● Excerpt from a dataset
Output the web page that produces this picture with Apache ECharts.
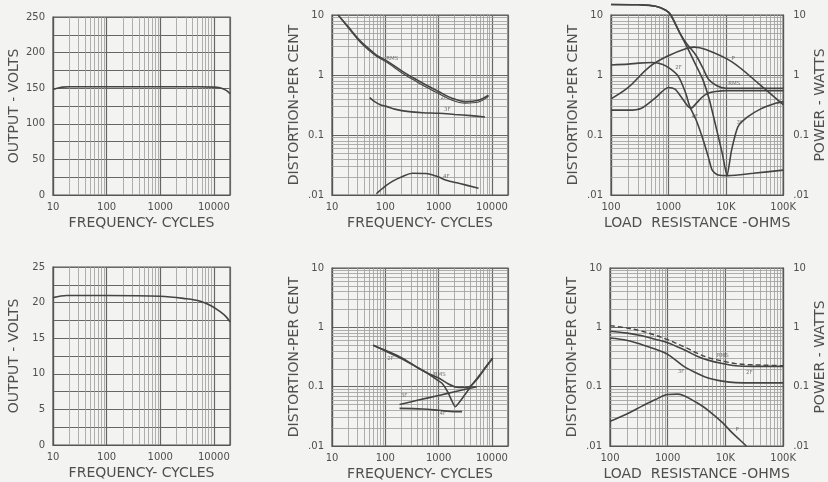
<!DOCTYPE html>
<html><head><meta charset="utf-8">
<script src="https://cdn.jsdelivr.net/npm/echarts@6/dist/echarts.min.js"></script>
<style>html,body{margin:0;padding:0;background:#f3f3f1;}#c{width:828px;height:482px;}</style>
</head><body><div id="c"></div>
<script>
// ---------------- DATA ----------------
const freqTickValues = [10, 100, 1000, 10000];
const freqTickLabels = ['10', '100', '1000', '10000'];
const loadTickValues = [100, 1000, 10000, 100000];
const loadTickLabels = ['100', '1000', '10K', '100K'];
const distTickValues = [0.01, 0.1, 1, 10];
const distTickLabels = ['.01', '0.1', '1', '10'];
const volts250Ticks = [0, 50, 100, 150, 200, 250];
const volts25Ticks = [0, 5, 10, 15, 20, 25];

// Panel A (top left): output volts vs frequency
const aFreq = [10, 12, 15, 20, 50, 100, 1000, 5000, 10000, 13000, 16000, 18500, 20000];
const aVolts = [148, 150, 151.5, 152, 152, 152, 152, 152, 151.5, 150.5, 148, 145, 142];

// Panel B (top middle): distortion vs frequency
const bRmsFreq = [13, 20, 33, 50, 68, 112, 213, 400, 580, 1000, 1780, 3160, 5600, 8600];
const bRmsVal = [10, 6.4, 3.8, 2.7, 2.15, 1.67, 1.14, 0.82, 0.68, 0.53, 0.41, 0.36, 0.38, 0.46];
const b2fFreq = [13, 20, 33, 50, 68, 112, 213, 400, 580, 1000, 1780, 3160, 5600, 8600];
const b2fVal = [10, 6.2, 3.6, 2.55, 2.05, 1.58, 1.06, 0.76, 0.63, 0.49, 0.38, 0.34, 0.355, 0.44];
const b3fFreq = [51, 63, 80, 104, 150, 280, 500, 1000, 2000, 4000, 7400];
const b3fVal = [0.42, 0.36, 0.32, 0.30, 0.27, 0.245, 0.235, 0.23, 0.22, 0.21, 0.20];
const b4fFreq = [68, 100, 138, 200, 325, 575, 1000, 1350, 2500, 5600];
const b4fVal = [0.0105, 0.014, 0.017, 0.020, 0.023, 0.0228, 0.020, 0.0178, 0.0155, 0.013];
const bNoteText = ['RMS', '2F', '3F', '4F'];
const bNoteX = [135, 1250, 1450, 1400];
const bNoteY = [1.9, 0.42, 0.27, 0.02];

// Panel C (top right): distortion / power vs load resistance
const cPowerLoad = [100, 200, 467, 1000, 2000, 2800, 4500, 12600, 40000, 100000];
const cPowerVal = [0.40, 0.62, 1.37, 2.1, 2.75, 2.92, 2.65, 1.67, 0.68, 0.32];
const cRmsLoad = [100, 300, 600, 900, 1100, 1600, 2100, 3000, 4000, 5000, 7000, 10000, 30000, 100000];
const cRmsVal = [15, 14.8, 14, 12, 10, 4.9, 3.3, 2.15, 1.3, 0.85, 0.66, 0.6, 0.6, 0.6];
const cNullLoad = [100, 300, 600, 900, 1100, 1600, 2100, 3100, 4000, 5200, 6700, 8700, 10500, 12600, 16300, 24000, 40000, 76000, 100000];
const cNullVal = [15, 14.8, 14, 12, 10, 4.9, 2.96, 1.38, 0.83, 0.38, 0.14, 0.049, 0.021, 0.056, 0.138, 0.2, 0.27, 0.34, 0.36];
const c2fLoad = [100, 200, 300, 530, 800, 1100, 1500, 2000, 2350, 3030, 4000, 5000, 5800, 7400, 11000, 30000, 100000];
const c2fVal = [1.47, 1.52, 1.58, 1.62, 1.5, 1.25, 0.94, 0.5, 0.30, 0.18, 0.085, 0.042, 0.026, 0.0215, 0.021, 0.023, 0.026];
const c4fLoad = [100, 200, 340, 600, 1000, 1300, 1700, 2200, 2500, 3000, 3900, 5000, 6600, 10000, 100000];
const c4fVal = [0.26, 0.26, 0.28, 0.42, 0.62, 0.58, 0.42, 0.30, 0.28, 0.33, 0.43, 0.5, 0.53, 0.55, 0.55];
const cNoteText = ['P', '2F', 'RMS', '4F', '3F'];
const cNoteX = [13500, 1500, 14000, 2900, 17500];
const cNoteY = [1.9, 1.35, 0.72, 0.2, 0.16];

// Panel D (bottom left): output volts vs frequency
const dFreq = [10, 18, 100, 1000, 3000, 5600, 8700, 13300, 17000, 20000];
const dVolts = [20.7, 21.0, 21.0, 20.9, 20.55, 20.2, 19.6, 18.7, 18.0, 17.3];

// Panel E (bottom middle): distortion vs frequency
const eRmsFreq = [59, 100, 213, 400, 610, 1000, 1500, 2150, 3000, 3800, 5500, 7800, 10300];
const eRmsVal = [0.5, 0.41, 0.3, 0.21, 0.17, 0.14, 0.112, 0.098, 0.097, 0.1, 0.14, 0.22, 0.30];
const e2fFreq = [59, 100, 213, 400, 610, 1000, 1170, 1500, 2050, 3000, 4400, 6000, 10300];
const e2fVal = [0.50, 0.40, 0.29, 0.21, 0.17, 0.125, 0.113, 0.08, 0.046, 0.07, 0.113, 0.16, 0.30];
const e3fFreq = [185, 400, 1000, 2000, 5200];
const e3fVal = [0.05, 0.059, 0.071, 0.082, 0.10];
const e4fFreq = [185, 500, 1000, 2000, 2750];
const e4fVal = [0.043, 0.042, 0.040, 0.038, 0.038];
const eNoteText = ['2F', 'RMS', '3F', '4F'];
const eNoteX = [125, 1050, 225, 1200];
const eNoteY = [0.30, 0.16, 0.072, 0.035];

// Panel F (bottom right): distortion / power vs load resistance
const fRmsLoad = [100, 200, 360, 600, 1000, 2000, 3160, 5000, 8800, 15000, 21500, 50000, 100000];
const fRmsVal = [1.07, 0.97, 0.86, 0.74, 0.62, 0.46, 0.37, 0.31, 0.27, 0.245, 0.237, 0.23, 0.226];
const f2fLoad = [100, 200, 360, 600, 1000, 2000, 3160, 5000, 8800, 15000, 30000, 100000];
const f2fVal = [0.86, 0.8, 0.72, 0.63, 0.55, 0.41, 0.33, 0.28, 0.245, 0.225, 0.22, 0.22];
const f3fLoad = [100, 200, 360, 600, 1000, 1900, 3160, 5000, 8800, 15000, 30000, 100000];
const f3fVal = [0.66, 0.6, 0.51, 0.43, 0.35, 0.22, 0.17, 0.14, 0.124, 0.117, 0.116, 0.116];
const f4fLoad = [100, 200, 360, 600, 1000, 1470, 3160, 5000, 8800, 13000, 18000, 23000];
const f4fVal = [0.026, 0.035, 0.047, 0.06, 0.074, 0.075, 0.054, 0.04, 0.025, 0.0168, 0.0125, 0.01];
const fNoteText = ['RMS', '2F', '3F', 'P'];
const fNoteX = [9000, 26000, 1700, 16000];
const fNoteY = [0.34, 0.17, 0.18, 0.019];

// ---------------- STYLE / HELPERS ----------------
const INK = '#444444';
const TEXT = '#4f4f4f';
const MINOR = '#9c9c9a';
const MAJOR = '#666666';
const FONT = 'DejaVu Sans';

function zip(xs, ys) { return xs.map((x, i) => [x, ys[i]]); }
function labelFor(v, vals, labels) {
  for (let i = 0; i < vals.length; i++) {
    if (Math.abs(v - vals[i]) <= Math.abs(vals[i]) * 1e-6 + 1e-12) return labels[i];
  }
  return '';
}
function logMinor(min, max) {
  const out = [];
  for (let e = Math.floor(Math.log10(min)); e <= Math.ceil(Math.log10(max)); e++) {
    for (let k = 2; k <= 9; k++) {
      const v = k * Math.pow(10, e);
      if (v > min * 1.0001 && v < max * 0.9999) out.push(v);
    }
  }
  return out;
}

const nameStyle = { color: TEXT, fontFamily: FONT, fontSize: 14 };
const labelStyle = { color: TEXT, fontFamily: FONT, fontSize: 10 };

const grids = [
  { left: 53, top: 17, width: 177, height: 178 },
  { left: 332, top: 15, width: 176, height: 180 },
  { left: 611, top: 15, width: 179, height: 180 },
  { left: 53, top: 267, width: 177, height: 178 },
  { left: 332, top: 268, width: 176, height: 178 },
  { left: 610, top: 268, width: 180, height: 179 }
].map(g => Object.assign({ show: true, borderColor: '#555555', borderWidth: 1.2, backgroundColor: 'transparent', containLabel: false }, g));

function logX(gi, min, max, vals, labels, name) {
  return {
    type: 'log', logBase: 10, gridIndex: gi, min, max,
    name, nameLocation: 'middle', nameGap: 21, nameTextStyle: nameStyle,
    axisLine: { show: true, lineStyle: { color: '#555555', width: 1.2 } },
    axisTick: { show: false },
    splitLine: { show: true, lineStyle: { color: MAJOR, width: 1.2 } },
    axisLabel: Object.assign({ margin: 7, formatter: v => labelFor(v, vals, labels), showMinLabel: true, showMaxLabel: true }, labelStyle)
  };
}
function logY(gi, name, pos) {
  return {
    type: 'log', logBase: 10, gridIndex: gi, min: 0.01, max: 10, position: pos || 'left',
    name, nameLocation: 'middle', nameGap: pos === 'right' ? 27 : 31, nameRotate: 90, nameTextStyle: nameStyle,
    axisLine: { show: true, lineStyle: { color: '#555555', width: 1.2 } },
    axisTick: { show: false },
    splitLine: { show: pos !== 'right', lineStyle: { color: MAJOR, width: 1.2 } },
    axisLabel: Object.assign({ margin: pos === 'right' ? 10 : 8, formatter: v => labelFor(v, distTickValues, distTickLabels) }, labelStyle)
  };
}
function linY(gi, max, interval, ticks, name) {
  return {
    type: 'value', gridIndex: gi, min: 0, max, interval,
    name, nameLocation: 'middle', nameGap: 32, nameRotate: 90, nameTextStyle: nameStyle,
    axisLine: { show: true, lineStyle: { color: '#555555', width: 1.2 } },
    axisTick: { show: false },
    splitLine: { show: true, lineStyle: { color: MAJOR, width: 1.1 } },
    axisLabel: Object.assign({ margin: 8, formatter: v => labelFor(v, ticks, ticks.map(String)) }, labelStyle)
  };
}

const xAxes = [
  logX(0, 10, 20000, freqTickValues, freqTickLabels, 'FREQUENCY- CYCLES'),
  logX(1, 10, 20000, freqTickValues, freqTickLabels, 'FREQUENCY- CYCLES'),
  logX(2, 100, 100000, loadTickValues, loadTickLabels, 'LOAD  RESISTANCE -OHMS'),
  logX(3, 10, 20000, freqTickValues, freqTickLabels, 'FREQUENCY- CYCLES'),
  logX(4, 10, 20000, freqTickValues, freqTickLabels, 'FREQUENCY- CYCLES'),
  logX(5, 100, 100000, loadTickValues, loadTickLabels, 'LOAD  RESISTANCE -OHMS')
];
const yAxes = [
  linY(0, 250, 25, volts250Ticks, 'OUTPUT - VOLTS'),
  logY(1, 'DISTORTION-PER CENT'),
  logY(2, 'DISTORTION-PER CENT'),
  linY(3, 25, 2.5, volts25Ticks, 'OUTPUT - VOLTS'),
  logY(4, 'DISTORTION-PER CENT'),
  logY(5, 'DISTORTION-PER CENT'),
  logY(2, 'POWER - WATTS', 'right'),
  logY(5, 'POWER - WATTS', 'right')
];

function gridLines(gi, axis, values, color, width) {
  return {
    type: 'line', xAxisIndex: gi, yAxisIndex: gi, data: [], silent: true, z: 1, animation: false,
    markLine: {
      silent: true, symbol: ['none', 'none'], animation: false, label: { show: false },
      lineStyle: { color, width, type: 'solid' },
      emphasis: { disabled: true },
      data: values.map(v => axis === 'x' ? { xAxis: v } : { yAxis: v })
    }
  };
}
function curve(gi, xs, ys, opts) {
  return Object.assign({
    type: 'line', xAxisIndex: gi, yAxisIndex: gi, data: zip(xs, ys), showSymbol: false, symbol: 'none',
    smooth: 0.35, z: 5, animation: false, silent: true,
    lineStyle: { color: INK, width: 1.6 }
  }, opts || {});
}
function notes(gi, texts, xs, ys) {
  return {
    type: 'scatter', xAxisIndex: gi, yAxisIndex: gi, z: 6, silent: true, animation: false,
    symbolSize: 0, data: xs.map((x, i) => ({ value: [x, ys[i]], name: texts[i] })),
    label: { show: true, position: 'inside', formatter: p => p.name, color: '#555', fontFamily: FONT, fontSize: 5.5 }
  };
}

const series = [];
// paper grid lines
[0, 1, 3, 4].forEach(gi => series.push(gridLines(gi, 'x', logMinor(10, 20000), MINOR, 0.8)));
[2, 5].forEach(gi => series.push(gridLines(gi, 'x', logMinor(100, 100000), MINOR, 0.8)));
[1, 2, 4, 5].forEach(gi => series.push(gridLines(gi, 'y', logMinor(0.01, 10), MINOR, 0.8)));

// curves
series.push(curve(0, aFreq, aVolts));
series.push(curve(1, bRmsFreq, bRmsVal));
series.push(curve(1, b2fFreq, b2fVal, { lineStyle: { color: INK, width: 1.2 } }));
series.push(curve(1, b3fFreq, b3fVal));
series.push(curve(1, b4fFreq, b4fVal));
series.push(curve(2, cPowerLoad, cPowerVal));
series.push(curve(2, cRmsLoad, cRmsVal, { clip: false }));
series.push(curve(2, cNullLoad, cNullVal, { clip: false, smooth: 0.2 }));
series.push(curve(2, c2fLoad, c2fVal, { smooth: 0.25 }));
series.push(curve(2, c4fLoad, c4fVal, { smooth: 0.25 }));
series.push(curve(3, dFreq, dVolts));
series.push(curve(4, eRmsFreq, eRmsVal, { smooth: 0.25 }));
series.push(curve(4, e2fFreq, e2fVal, { smooth: 0.15 }));
series.push(curve(4, e3fFreq, e3fVal));
series.push(curve(4, e4fFreq, e4fVal));
series.push(curve(5, fRmsLoad, fRmsVal, { lineStyle: { color: INK, width: 1.4, type: [5, 3] } }));
series.push(curve(5, f2fLoad, f2fVal));
series.push(curve(5, f3fLoad, f3fVal));
series.push(curve(5, f4fLoad, f4fVal));
series.push(notes(1, bNoteText, bNoteX, bNoteY));
series.push(notes(2, cNoteText, cNoteX, cNoteY));
series.push(notes(4, eNoteText, eNoteX, eNoteY));
series.push(notes(5, fNoteText, fNoteX, fNoteY));

const chart = echarts.init(document.getElementById('c'), null, { renderer: 'canvas' });
chart.setOption({
  backgroundColor: '#f3f3f1',
  animation: false,
  grid: grids,
  xAxis: xAxes,
  yAxis: yAxes,
  series
});
</script></body></html>
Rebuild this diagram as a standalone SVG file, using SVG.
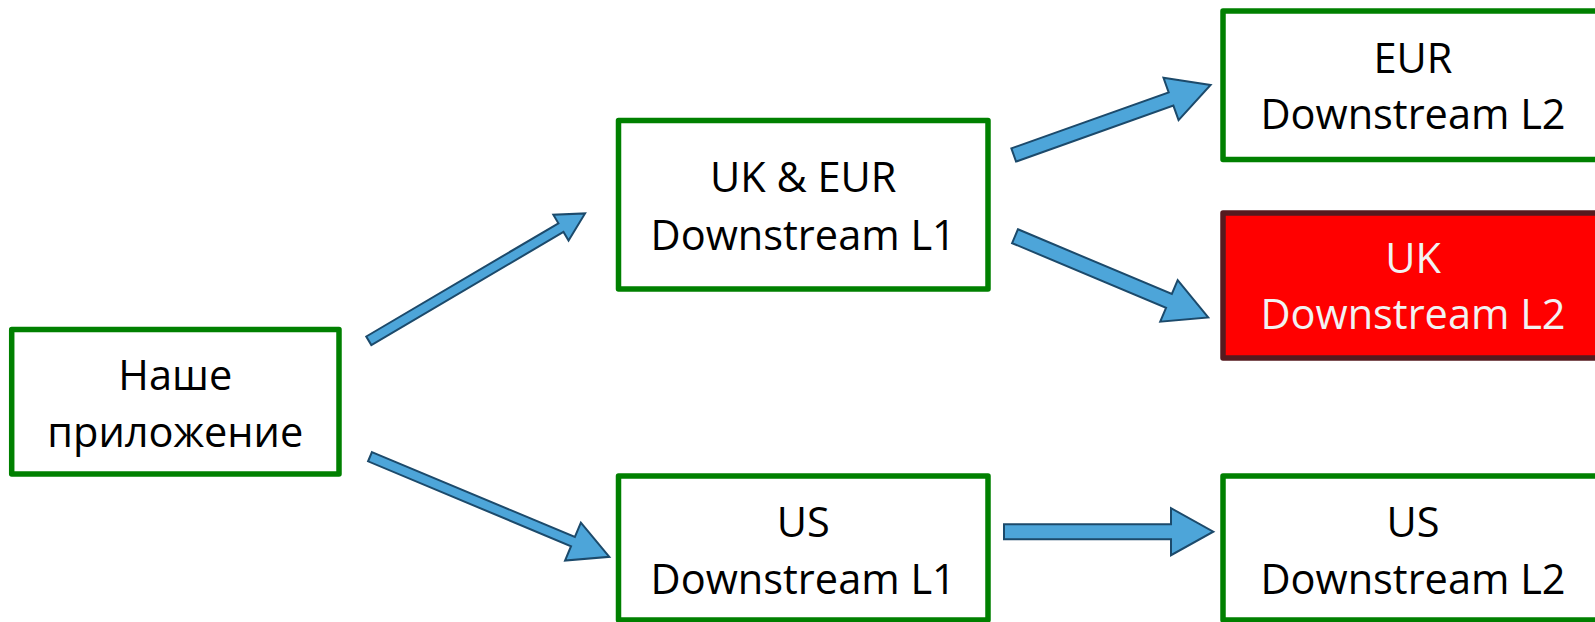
<svg xmlns="http://www.w3.org/2000/svg" width="1595" height="622" viewBox="0 0 1595 622">
<style>
.box{fill:#ffffff;stroke:#008000;stroke-width:5.5;stroke-linejoin:round}
.bad{fill:#ff0000;stroke:#561A1F;stroke-width:5.5;stroke-linejoin:round}
.t{font-family:"Open Sans","Noto Sans","Liberation Sans",sans-serif;font-size:41.5px;fill:#000000;text-anchor:middle}
.tw{fill:#f2f2f2}
.arr{fill:#4DA5D9;stroke:#1C4A6B;stroke-width:2;stroke-linejoin:miter}
</style>
<rect width="1595" height="622" fill="#ffffff"/>
<g id="connectors">
  <polygon class="arr" transform="translate(368.8,340.8) rotate(-30.5)" points="0,-5 223,-5 223,-15 251,0 223,15 223,5 0,5"/>
  <polygon class="arr" transform="translate(370,456.7) rotate(22.7)" points="0,-5 220,-5 220,-20.5 259.4,0 220,20.5 220,5 0,5"/>
  <polygon class="arr" transform="translate(1013.7,155) rotate(-19.6)" points="0,-7 167,-7 167,-22.5 209,0 167,22.5 167,7 0,7"/>
  <polygon class="arr" transform="translate(1015,236.2) rotate(22.8)" points="0,-7.5 167,-7.5 167,-22.5 209.6,0 167,22.5 167,7.5 0,7.5"/>
  <polygon class="arr" transform="translate(1004,531.7)" points="0,-7.5 167,-7.5 167,-23.5 209.3,0 167,23.5 167,7.5 0,7.5"/>
</g>
<g id="node-app">
  <rect class="box" x="11.7" y="329.5" width="327.3" height="144.5"/>
  <text class="t" x="175.3" y="389.5">Наше</text>
  <text class="t" x="175.3" y="447">приложение</text>
</g>
<g id="node-ukeur-l1">
  <rect class="box" x="618.5" y="120.5" width="369.5" height="168.5"/>
  <text class="t" x="803.2" y="192">UK &amp; EUR</text>
  <text class="t" x="803.2" y="249.5">Downstream L1</text>
</g>
<g id="node-us-l1">
  <rect class="box" x="618.5" y="476" width="369.5" height="144"/>
  <text class="t" x="803.2" y="537">US</text>
  <text class="t" x="803.2" y="594">Downstream L1</text>
</g>
<g id="node-eur-l2">
  <rect class="box" x="1223" y="11" width="380" height="148.5"/>
  <text class="t" x="1413" y="72.5">EUR</text>
  <text class="t" x="1413" y="128.5">Downstream L2</text>
</g>
<g id="node-uk-l2">
  <rect class="bad" x="1223" y="213" width="380" height="145"/>
  <text class="t tw" x="1413" y="273">UK</text>
  <text class="t tw" x="1413" y="329">Downstream L2</text>
</g>
<g id="node-us-l2">
  <rect class="box" x="1223" y="476" width="380" height="144"/>
  <text class="t" x="1413" y="537">US</text>
  <text class="t" x="1413" y="594">Downstream L2</text>
</g>
</svg>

● Task statement
Copy exactly the lines running from the beginning of the listing through the line that has "const bNoteY = [1.9, 0.42, 0.27, 0.02];". Drop the pictures.

● Written solution
Output the web page that produces this picture with Apache ECharts.
<!DOCTYPE html>
<html><head><meta charset="utf-8">
<script src="https://cdn.jsdelivr.net/npm/echarts@6/dist/echarts.min.js"></script>
<style>html,body{margin:0;padding:0;background:#f3f3f1;}#c{width:828px;height:482px;}</style>
</head><body><div id="c"></div>
<script>
// ---------------- DATA ----------------
const freqTickValues = [10, 100, 1000, 10000];
const freqTickLabels = ['10', '100', '1000', '10000'];
const loadTickValues = [100, 1000, 10000, 100000];
const loadTickLabels = ['100', '1000', '10K', '100K'];
const distTickValues = [0.01, 0.1, 1, 10];
const distTickLabels = ['.01', '0.1', '1', '10'];
const volts250Ticks = [0, 50, 100, 150, 200, 250];
const volts25Ticks = [0, 5, 10, 15, 20, 25];

// Panel A (top left): output volts vs frequency
const aFreq = [10, 12, 15, 20, 50, 100, 1000, 5000, 10000, 13000, 16000, 18500, 20000];
const aVolts = [148, 150, 151.5, 152, 152, 152, 152, 152, 151.5, 150.5, 148, 145, 142];

// Panel B (top middle): distortion vs frequency
const bRmsFreq = [13, 20, 33, 50, 68, 112, 213, 400, 580, 1000, 1780, 3160, 5600, 8600];
const bRmsVal = [10, 6.4, 3.8, 2.7, 2.15, 1.67, 1.14, 0.82, 0.68, 0.53, 0.41, 0.36, 0.38, 0.46];
const b2fFreq = [13, 20, 33, 50, 68, 112, 213, 400, 580, 1000, 1780, 3160, 5600, 8600];
const b2fVal = [10, 6.2, 3.6, 2.55, 2.05, 1.58, 1.06, 0.76, 0.63, 0.49, 0.38, 0.34, 0.355, 0.44];
const b3fFreq = [51, 63, 80, 104, 150, 280, 500, 1000, 2000, 4000, 7400];
const b3fVal = [0.42, 0.36, 0.32, 0.30, 0.27, 0.245, 0.235, 0.23, 0.22, 0.21, 0.20];
const b4fFreq = [68, 100, 138, 200, 325, 575, 1000, 1350, 2500, 5600];
const b4fVal = [0.0105, 0.014, 0.017, 0.020, 0.023, 0.0228, 0.020, 0.0178, 0.0155, 0.013];
const bNoteText = ['RMS', '2F', '3F', '4F'];
const bNoteX = [135, 1250, 1450, 1400];
const bNoteY = [1.9, 0.42, 0.27, 0.02];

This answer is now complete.